See “Selected Risk Considerations” in the accompanying term sheet and “Risk Factors” in the product supplement accompanying term sheet No. 2127AZ for additional information. 
 
Deutsche Bank AG has filed a registration statement (including a prospectus) with the Securities and Exchange Commission, or SEC, for the offering to which this fact sheet relates. Before you invest, you should read the prospectus in that registration statement and the other documents including term sheet No.2127AZ, the underlying supplement and the product supplement relating to this offering that Deutsche Bank AG has filed with the SEC for more complete information about Deutsche Bank AG and this offering.
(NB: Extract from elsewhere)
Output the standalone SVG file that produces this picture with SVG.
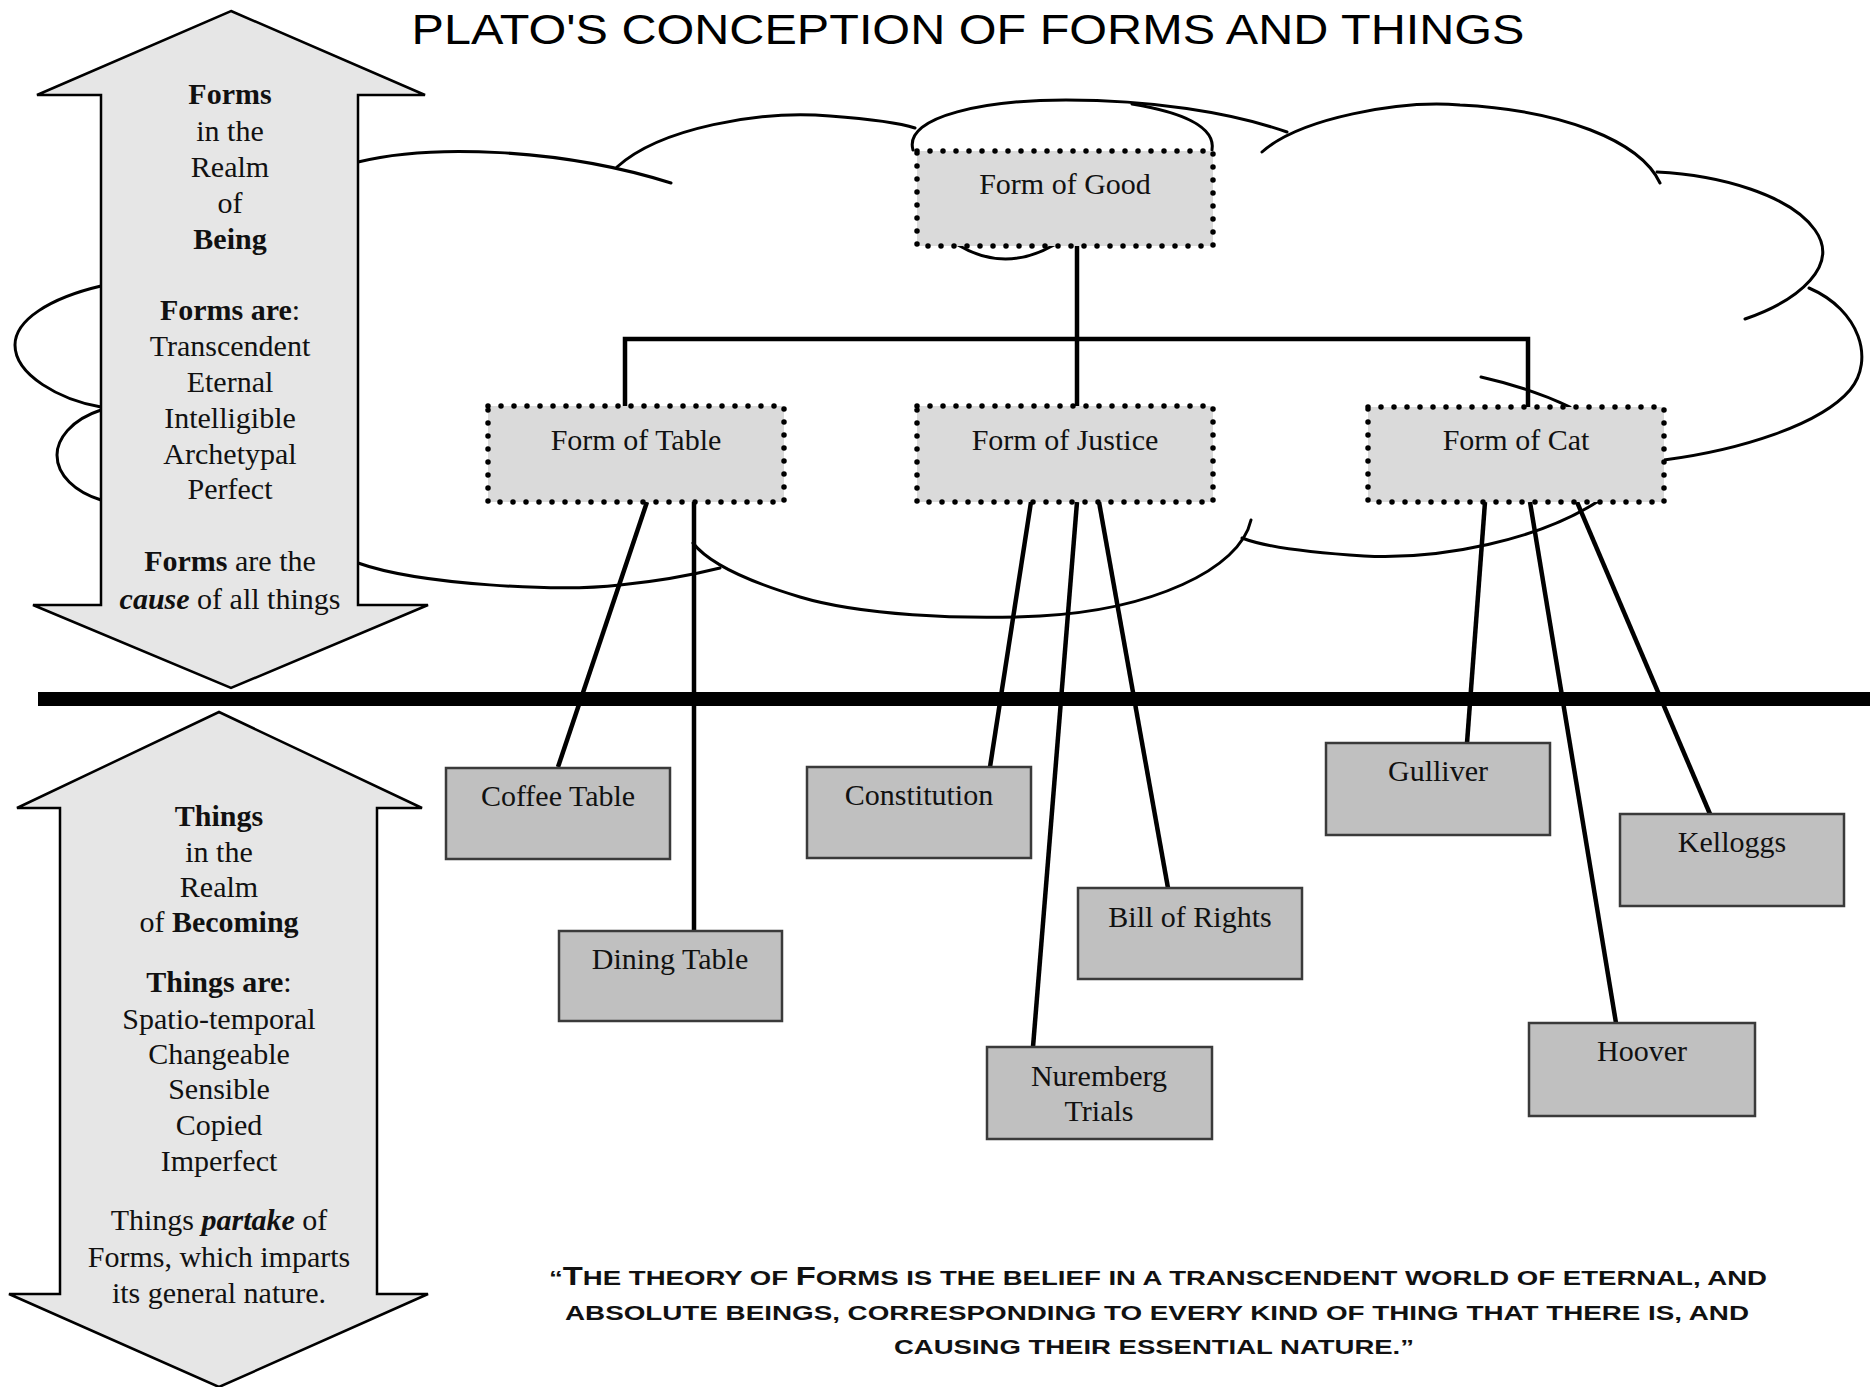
<svg xmlns="http://www.w3.org/2000/svg" width="1870" height="1387" viewBox="0 0 1870 1387">
<defs>
<style>
.cloud{fill:none;stroke:#000;stroke-width:3;stroke-linecap:round}
.conn{fill:none;stroke:#000;stroke-width:4.5}
.form rect{fill:#dadada;stroke:#000;stroke-width:5.5;stroke-dasharray:0 13;stroke-linecap:round}
.thing rect{fill:#c0c0c0;stroke:#3a3a3a;stroke-width:2.5}
.lbl{font-family:"Liberation Serif","Times New Roman",serif;font-size:30px;fill:#111;text-anchor:middle}
.arrow polygon{fill:#e6e6e6;stroke:#000;stroke-width:2.5;stroke-linejoin:miter}
.b{font-weight:bold}
.bi{font-weight:bold;font-style:italic}
.quote{font-family:"Liberation Sans",Arial,sans-serif;font-weight:bold;font-size:21px;fill:#111;text-anchor:middle}
.big{font-size:25px}
</style>
</defs>
<rect width="1870" height="1387" fill="#fff"/>

<g id="cloud">
<path class="cloud" d="M358,162 C430,144 560,148 671,183"/>
<path class="cloud" d="M617,167 C660,128 760,110 830,116 C870,119 900,123 915,128"/>
<path class="cloud" d="M913,150 C903,115 990,100 1066,100 C1150,100 1230,112 1287,132"/>
<path class="cloud" d="M1132,104 C1180,112 1216,126 1212,150"/>
<path class="cloud" d="M1262,152 C1300,118 1400,100 1460,105 C1560,110 1640,140 1660,183"/>
<path class="cloud" d="M1657,172 C1720,175 1790,195 1815,230 C1840,265 1800,300 1745,319"/>
<path class="cloud" d="M1809,288 C1860,310 1875,360 1850,390 C1820,425 1740,450 1664,460"/>
<path class="cloud" d="M1600,500 C1540,540 1440,560 1364,556 C1300,552 1260,545 1242,538"/>
<path class="cloud" d="M1251,520 C1240,570 1150,610 1040,616 C960,620 860,615 800,597 C750,582 710,565 693,543"/>
<path class="cloud" d="M358,563 C420,585 560,592 620,585 C670,580 700,573 720,568"/>
<path class="cloud" d="M101,286 C50,298 15,320 15,345 C15,375 60,400 101,407"/>
<path class="cloud" d="M101,410 C70,420 57,440 57,455 C57,475 75,492 101,500"/>
<path class="cloud" d="M1481,377 Q1530,388 1570,407"/>
<path class="cloud" d="M958,245 Q1005,273 1054,245"/>
</g>

<rect id="divider" x="38" y="692" width="1832" height="14" fill="#000"/>

<g id="connectors">
<path class="conn" d="M1077,246 V406"/>
<path class="conn" d="M625,408 V339 H1528 V408"/>
<path class="conn" d="M647,502 L558,767"/>
<path class="conn" d="M694,502 V931"/>
<path class="conn" d="M1031,502 L990,767"/>
<path class="conn" d="M1077,502 L1033,1047"/>
<path class="conn" d="M1099,502 L1168,888"/>
<path class="conn" d="M1485,502 L1467,743"/>
<path class="conn" d="M1530,502 L1616,1023"/>
<path class="conn" d="M1577,502 L1710,814"/>
</g>

<g id="node-form-good" class="form"><rect x="917" y="151" width="296" height="95"/><text class="lbl" x="1065" y="194">Form of Good</text></g>
<g id="node-form-table" class="form"><rect x="488" y="406" width="296" height="96"/><text class="lbl" x="636" y="450">Form of Table</text></g>
<g id="node-form-justice" class="form"><rect x="917" y="406" width="296" height="96"/><text class="lbl" x="1065" y="450">Form of Justice</text></g>
<g id="node-form-cat" class="form"><rect x="1368" y="407" width="296" height="95"/><text class="lbl" x="1516" y="450">Form of Cat</text></g>

<g id="node-coffee-table" class="thing"><rect x="446" y="768" width="224" height="91"/><text class="lbl" x="558" y="806">Coffee Table</text></g>
<g id="node-dining-table" class="thing"><rect x="559" y="931" width="223" height="90"/><text class="lbl" x="670" y="969">Dining Table</text></g>
<g id="node-constitution" class="thing"><rect x="807" y="767" width="224" height="91"/><text class="lbl" x="919" y="805">Constitution</text></g>
<g id="node-bill-of-rights" class="thing"><rect x="1078" y="888" width="224" height="91"/><text class="lbl" x="1190" y="927">Bill of Rights</text></g>
<g id="node-nuremberg" class="thing"><rect x="987" y="1047" width="225" height="92"/><text class="lbl" x="1099" y="1086">Nuremberg</text><text class="lbl" x="1099" y="1121">Trials</text></g>
<g id="node-gulliver" class="thing"><rect x="1326" y="743" width="224" height="92"/><text class="lbl" x="1438" y="781">Gulliver</text></g>
<g id="node-kelloggs" class="thing"><rect x="1620" y="814" width="224" height="92"/><text class="lbl" x="1732" y="852">Kelloggs</text></g>
<g id="node-hoover" class="thing"><rect x="1529" y="1023" width="226" height="93"/><text class="lbl" x="1642" y="1061">Hoover</text></g>

<g id="arrow-forms" class="arrow">
<polygon points="231,11 425,95 358,95 358,605 428,605 231,688 33,605 101,605 101,95 37,95"/>
<text class="lbl b" x="230" y="104">Forms</text>
<text class="lbl" x="230" y="141">in the</text>
<text class="lbl" x="230" y="177">Realm</text>
<text class="lbl" x="230" y="213">of</text>
<text class="lbl b" x="230" y="249">Being</text>
<text class="lbl" x="230" y="320"><tspan class="b">Forms are</tspan>:</text>
<text class="lbl" x="230" y="356">Transcendent</text>
<text class="lbl" x="230" y="392">Eternal</text>
<text class="lbl" x="230" y="428">Intelligible</text>
<text class="lbl" x="230" y="464">Archetypal</text>
<text class="lbl" x="230" y="499">Perfect</text>
<text class="lbl" x="230" y="571"><tspan class="b">Forms</tspan> are the</text>
<text class="lbl" x="230" y="609"><tspan class="bi">cause</tspan> of all things</text>
</g>

<g id="arrow-things" class="arrow">
<polygon points="219,712 422,808 377,808 377,1294 428,1294 219,1387 9,1294 60,1294 60,808 17,808"/>
<text class="lbl b" x="219" y="826">Things</text>
<text class="lbl" x="219" y="862">in the</text>
<text class="lbl" x="219" y="897">Realm</text>
<text class="lbl" x="219" y="932">of <tspan class="b">Becoming</tspan></text>
<text class="lbl" x="219" y="992"><tspan class="b">Things are</tspan>:</text>
<text class="lbl" x="219" y="1029">Spatio-temporal</text>
<text class="lbl" x="219" y="1064">Changeable</text>
<text class="lbl" x="219" y="1099">Sensible</text>
<text class="lbl" x="219" y="1135">Copied</text>
<text class="lbl" x="219" y="1171">Imperfect</text>
<text class="lbl" x="219" y="1230">Things <tspan class="bi">partake</tspan> of</text>
<text class="lbl" x="219" y="1267">Forms, which imparts</text>
<text class="lbl" x="219" y="1303">its general nature.</text>
</g>

<g id="quote">
<text class="quote" x="1158" y="1285" textLength="1218" lengthAdjust="spacingAndGlyphs">“<tspan class="big">T</tspan>HE THEORY OF <tspan class="big">F</tspan>ORMS IS THE BELIEF IN A TRANSCENDENT WORLD OF ETERNAL, AND</text>
<text class="quote" x="1157" y="1320" textLength="1184" lengthAdjust="spacingAndGlyphs">ABSOLUTE BEINGS, CORRESPONDING TO EVERY KIND OF THING THAT THERE IS, AND</text>
<text class="quote" x="1154" y="1354" textLength="520" lengthAdjust="spacingAndGlyphs">CAUSING THEIR ESSENTIAL NATURE.”</text>
</g>

<text id="title" x="968" y="44" text-anchor="middle" font-family="'Liberation Sans',Arial,sans-serif" font-size="42" fill="#000" textLength="1113" lengthAdjust="spacingAndGlyphs">PLATO'S CONCEPTION OF FORMS AND THINGS</text>
</svg>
You may obtain these documents without cost by visiting EDGAR on the SEC website at www.sec.gov. Alternatively, Deutsche Bank AG, any agent or any dealer participating in this offering will arrange to send you the prospectus, prospectus supplement, product supplement, underlying supplement, term sheet No. 2127AZ and this fact sheet if you so request by calling toll-free 1-800-311-4409. 
 
You may revoke your offer to purchase the notes at any time prior to the time at which we accept such offer by notifying the applicable agent. We reserve the right to change the terms of, or reject any offer to purchase, the notes prior to their issuance. We will notify you in the event of any changes to the terms of the notes, and you will be asked to accept such changes in connection with your purchase of any notes. You may also choose to reject such changes, in which case we may reject your offer to purchase the notes.